**PROVIDED DATA:**

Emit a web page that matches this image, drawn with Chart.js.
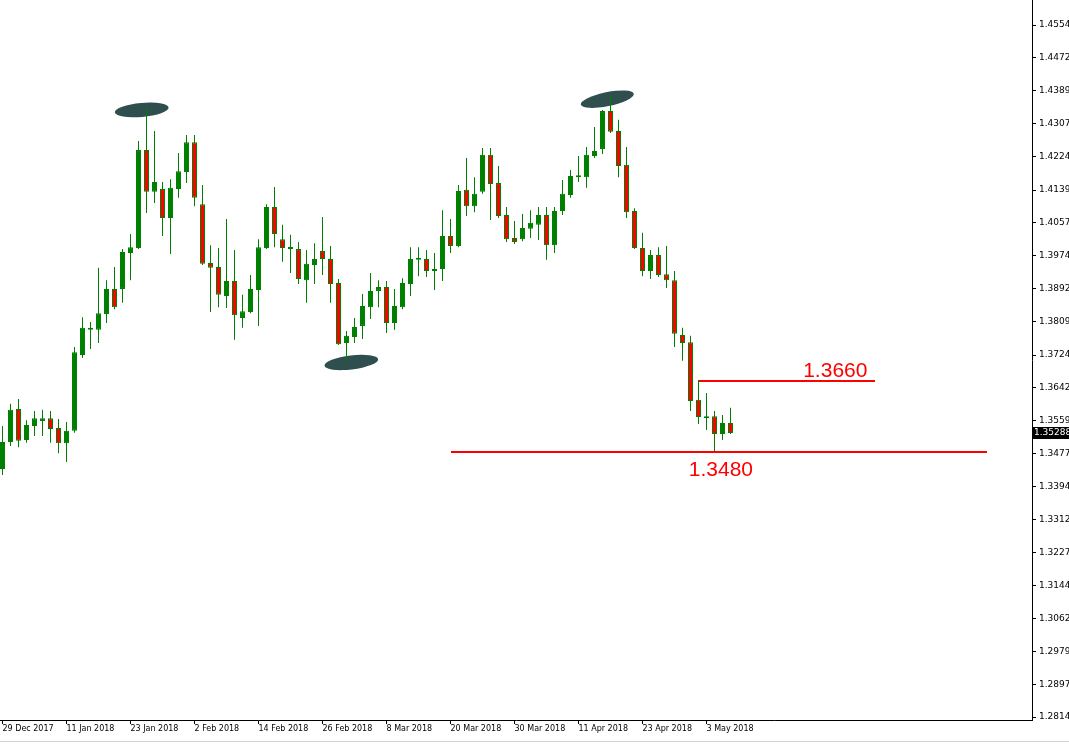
<!DOCTYPE html>
<html>
<head>
<meta charset="utf-8">
<title>Daily candles</title>
<script src="https://cdn.jsdelivr.net/npm/chart.js@4.4.1/dist/chart.umd.min.js"></script>
<style>
  html, body { margin: 0; padding: 0; background: #fff; }
  canvas { display: block; }
</style>
</head>
<body>
<canvas id="chart" width="1069" height="746"></canvas>
<script>
// daily OHLC, one entry per bar (29 Dec 2017 .. 8 May 2018)
const opens = [
  1.3438, 1.3506, 1.3589, 1.3511, 1.3546, 1.3559, 1.3566, 1.3541, 1.3503, 1.3534,
  1.3725, 1.3788, 1.3788, 1.3828, 1.3891, 1.3891, 1.3981, 1.3994, 1.4240, 1.4135,
  1.4142, 1.4069, 1.4142, 1.4185, 1.4260, 1.4104, 1.3956, 1.3946, 1.3873, 1.3911,
  1.3818, 1.3833, 1.3888, 1.3994, 1.4097, 1.4016, 1.3991, 1.3991, 1.3913, 1.3951,
  1.3986, 1.3966, 1.3906, 1.3755, 1.3770, 1.3798, 1.3845, 1.3886, 1.3896, 1.3805,
  1.3845, 1.3903, 1.3964, 1.3966, 1.3936, 1.3941, 1.4024, 1.3999, 1.4140, 1.4099,
  1.4135, 1.4228, 1.4157, 1.4077, 1.4019, 1.4016, 1.4042, 1.4052, 1.4077, 1.4001,
  1.4087, 1.4127, 1.4172, 1.4172, 1.4225, 1.4243, 1.4338, 1.4288, 1.4203, 1.4087,
  1.3994, 1.3936, 1.3976, 1.3928, 1.3913, 1.3775, 1.3757, 1.3612, 1.3566, 1.3571,
  1.3526, 1.3554
];
const highs = [
  1.3546, 1.3602, 1.3614, 1.3561, 1.3584, 1.3587, 1.3584, 1.3564, 1.3556, 1.3745,
  1.3820, 1.3808, 1.3944, 1.3913, 1.3946, 1.3991, 1.4029, 1.4263, 1.4346, 1.4288,
  1.4160, 1.4167, 1.4233, 1.4278, 1.4278, 1.4152, 1.4001, 1.3994, 1.4067, 1.3989,
  1.3876, 1.3926, 1.4016, 1.4104, 1.4147, 1.4052, 1.4027, 1.4009, 1.3989, 1.4006,
  1.4072, 1.3999, 1.3916, 1.3785, 1.3818, 1.3878, 1.3931, 1.3913, 1.3911, 1.3891,
  1.3918, 1.3996, 1.3996, 1.3989, 1.3981, 1.4089, 1.4067, 1.4152, 1.4220, 1.4172,
  1.4245, 1.4245, 1.4200, 1.4097, 1.4062, 1.4079, 1.4089, 1.4097, 1.4097, 1.4097,
  1.4165, 1.4190, 1.4225, 1.4248, 1.4298, 1.4341, 1.4379, 1.4316, 1.4248, 1.4094,
  1.4032, 1.3989, 1.3996, 1.3999, 1.3936, 1.3793, 1.3773, 1.3662, 1.3629, 1.3584,
  1.3574, 1.3592
];
const lows = [
  1.3423, 1.3496, 1.3493, 1.3504, 1.3521, 1.3521, 1.3504, 1.3478, 1.3456, 1.3529,
  1.3717, 1.3740, 1.3755, 1.3805, 1.3840, 1.3856, 1.3913, 1.3991, 1.4082, 1.4107,
  1.4024, 1.3979, 1.4120, 1.4157, 1.4099, 1.3951, 1.3833, 1.3845, 1.3843, 1.3763,
  1.3793, 1.3830, 1.3798, 1.3991, 1.3996, 1.3959, 1.3931, 1.3903, 1.3856, 1.3903,
  1.3926, 1.3856, 1.3750, 1.3710, 1.3755, 1.3765, 1.3815, 1.3845, 1.3780, 1.3788,
  1.3840, 1.3873, 1.3923, 1.3921, 1.3888, 1.3911, 1.3981, 1.3996, 1.4074, 1.4084,
  1.4130, 1.4064, 1.4069, 1.4009, 1.4004, 1.4011, 1.4019, 1.4014, 1.3964, 1.3981,
  1.4077, 1.4120, 1.4160, 1.4145, 1.4220, 1.4230, 1.4283, 1.4172, 1.4069, 1.3991,
  1.3923, 1.3916, 1.3921, 1.3893, 1.3745, 1.3710, 1.3584, 1.3551, 1.3536, 1.3482,
  1.3511, 1.3526
];
const closes = [
  1.3506, 1.3587, 1.3509, 1.3549, 1.3566, 1.3566, 1.3539, 1.3503, 1.3534, 1.3732,
  1.3793, 1.3793, 1.3830, 1.3891, 1.3845, 1.3984, 1.3996, 1.4240, 1.4135, 1.4160,
  1.4069, 1.4145, 1.4187, 1.4260, 1.4120, 1.3954, 1.3944, 1.3876, 1.3911, 1.3825,
  1.3835, 1.3891, 1.3996, 1.4097, 1.4029, 1.3994, 1.3996, 1.3916, 1.3954, 1.3966,
  1.3966, 1.3903, 1.3752, 1.3773, 1.3795, 1.3848, 1.3886, 1.3896, 1.3805, 1.3848,
  1.3906, 1.3966, 1.3967, 1.3936, 1.3941, 1.4024, 1.3999, 1.4137, 1.4099, 1.4130,
  1.4228, 1.4155, 1.4074, 1.4016, 1.4009, 1.4044, 1.4057, 1.4077, 1.4001, 1.4087,
  1.4130, 1.4175, 1.4175, 1.4228, 1.4238, 1.4338, 1.4286, 1.4200, 1.4084, 1.3994,
  1.3936, 1.3976, 1.3926, 1.3913, 1.3778, 1.3755, 1.3609, 1.3569, 1.3571, 1.3526,
  1.3554, 1.35288
];

// time axis: a label every 8 bars
const dateTicks = ['29 Dec 2017', '11 Jan 2018', '23 Jan 2018', '2 Feb 2018', '14 Feb 2018', '26 Feb 2018',
  '8 Mar 2018', '20 Mar 2018', '30 Mar 2018', '11 Apr 2018', '23 Apr 2018', '3 May 2018'];
const barsPerTick = 8;

// price axis labels
const priceTicks = [1.45545, 1.44720, 1.43895, 1.43070, 1.42245, 1.41395, 1.40570, 1.39745, 1.38920,
  1.38095, 1.37245, 1.36420, 1.35595, 1.34770, 1.33945, 1.33120, 1.32270, 1.31445, 1.30620,
  1.29795, 1.28970, 1.28145];

// drawn levels and their captions
const levelValues = [1.3480, 1.3660];
const levelLabels = ['1.3480', '1.3660'];

// ellipse marks: bar index and price of their centre
const markBars = [17.4, 43.6, 75.6];
const markPrices = [1.4341, 1.3706, 1.4368];

const BULL = '#008000';
const BEAR = '#ff0000';
const OUTLINE = '#008000';

const PX_PER_BAR = 8;
const PLOT_W = 1032;
const X_MIN = -2.5 / PX_PER_BAR;
const X_MAX = X_MIN + PLOT_W / PX_PER_BAR;

Chart.defaults.font.family = '"DejaVu Sans", sans-serif';
Chart.defaults.font.size = 8;
Chart.defaults.color = '#000';

const barIdx = opens.map((_, i) => i);
const bodyData = barIdx.map(i => ({ x: i, y: [opens[i], closes[i]] }));
const wickData = barIdx.map(i => ({ x: i, y: [lows[i], highs[i]] }));
const bodyFill = barIdx.map(i => (closes[i] >= opens[i] ? BULL : BEAR));

// where the level lines start/end and where captions sit (bar units)
const levelSpans = [[56.1, 123.1], [87.0, 109.1]];
const captionBars = [89.8, 104.1];
const captionOffsets = [24, -4];
const markTilts = [-0.09, -0.12, -0.2];

const overlays = {
    id: 'overlays',
    beforeDatasetsDraw(chart) {
        const { ctx, chartArea, scales: { x, y } } = chart;
        ctx.save();
        ctx.beginPath();
        ctx.rect(chartArea.left, chartArea.top, chartArea.width, chartArea.height);
        ctx.clip();
        ctx.fillStyle = '#2f4f4f';
        markBars.forEach((b, k) => {
            ctx.beginPath();
            ctx.ellipse(x.getPixelForValue(b), y.getPixelForValue(markPrices[k]), 27, 7, markTilts[k], 0, Math.PI * 2);
            ctx.fill();
        });
        ctx.restore();
    },
    afterDatasetsDraw(chart) {
        const { ctx, scales: { x, y } } = chart;
        ctx.save();
        ctx.strokeStyle = '#ff0000';
        ctx.fillStyle = '#ff0000';
        ctx.lineWidth = 2;
        ctx.font = '21px "Liberation Sans", Arial, sans-serif';
        ctx.textAlign = 'center';
        levelValues.forEach((v, k) => {
            const py = Math.round(y.getPixelForValue(v));
            ctx.beginPath();
            ctx.moveTo(Math.round(x.getPixelForValue(levelSpans[k][0])), py);
            ctx.lineTo(Math.round(x.getPixelForValue(levelSpans[k][1])), py);
            ctx.stroke();
            ctx.fillText(levelLabels[k], x.getPixelForValue(captionBars[k]), py + captionOffsets[k]);
        });
        ctx.restore();
    },
    afterDraw(chart) {
        const { ctx, chartArea, scales: { y } } = chart;
        const last = closes[closes.length - 1];
        const py = Math.round(y.getPixelForValue(last));
        ctx.save();
        ctx.fillStyle = '#000';
        ctx.fillRect(chartArea.right + 1, py - 6, 40, 12);
        ctx.fillStyle = '#fff';
        ctx.font = '9px "DejaVu Sans", sans-serif';
        ctx.textBaseline = 'middle';
        ctx.textAlign = 'left';
        ctx.fillText(last.toFixed(5), chartArea.right + 2, py);
        // window frame at the bottom
        ctx.fillStyle = '#d4d4d4';
        ctx.fillRect(0, 741, chart.width, 1);
        ctx.restore();
    }
};

new Chart(document.getElementById('chart'), {
    type: 'bar',
    data: {
        datasets: [
            {
                label: 'body',
                data: bodyData,
                backgroundColor: bodyFill,
                borderColor: OUTLINE,
                borderWidth: 1,
                borderSkipped: false,
                inflateAmount: 0,
                barThickness: 5,
                minBarLength: 2,
                grouped: false,
                order: 0
            },
            {
                label: 'wick',
                data: wickData,
                backgroundColor: OUTLINE,
                borderWidth: 0,
                inflateAmount: 0,
                barThickness: 1,
                grouped: false,
                order: 1
            }
        ]
    },
    options: {
        responsive: false,
        animation: false,
        events: [],
        layout: { padding: 0 },
        plugins: { legend: { display: false }, tooltip: { enabled: false } },
        scales: {
            x: {
                type: 'linear',
                min: X_MIN,
                max: X_MAX,
                offset: false,
                grid: { offset: false, drawOnChartArea: false, drawTicks: true, tickLength: 4, color: '#000' },
                border: { display: true, color: '#000', width: 1 },
                ticks: {
                    align: 'start',
                    padding: 0,
                    maxRotation: 0,
                    autoSkip: false,
                    callback: (v, i) => dateTicks[i]
                },
                afterBuildTicks: scale => {
                    scale.ticks = dateTicks.map((_, k) => ({ value: k * barsPerTick }));
                },
                afterFit: scale => {
                    scale.height = 26;
                    scale.paddingLeft = 0;
                    scale.paddingRight = 0;
                }
            },
            y: {
                position: 'right',
                min: 1.2807,
                max: 1.46174,
                beginAtZero: false,
                grid: { drawOnChartArea: false, drawTicks: true, tickLength: 4, color: '#000' },
                border: { display: true, color: '#000', width: 1 },
                ticks: {
                    padding: 3,
                    autoSkip: false,
                    font: { size: 9 },
                    callback: v => v.toFixed(5)
                },
                afterBuildTicks: scale => {
                    scale.ticks = priceTicks.map(v => ({ value: v }));
                },
                afterFit: scale => {
                    scale.width = 1069 - PLOT_W;
                    scale.paddingTop = 0;
                    scale.paddingBottom = 0;
                }
            }
        }
    },
    plugins: [overlays]
});
</script>
</body>
</html>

**GIVEN EXERCISE:**
Pick out the lines containing the string "drawn".

**TASK OUTPUT:**
Emit a web page that matches this image, drawn with Chart.js.
// drawn levels and their captions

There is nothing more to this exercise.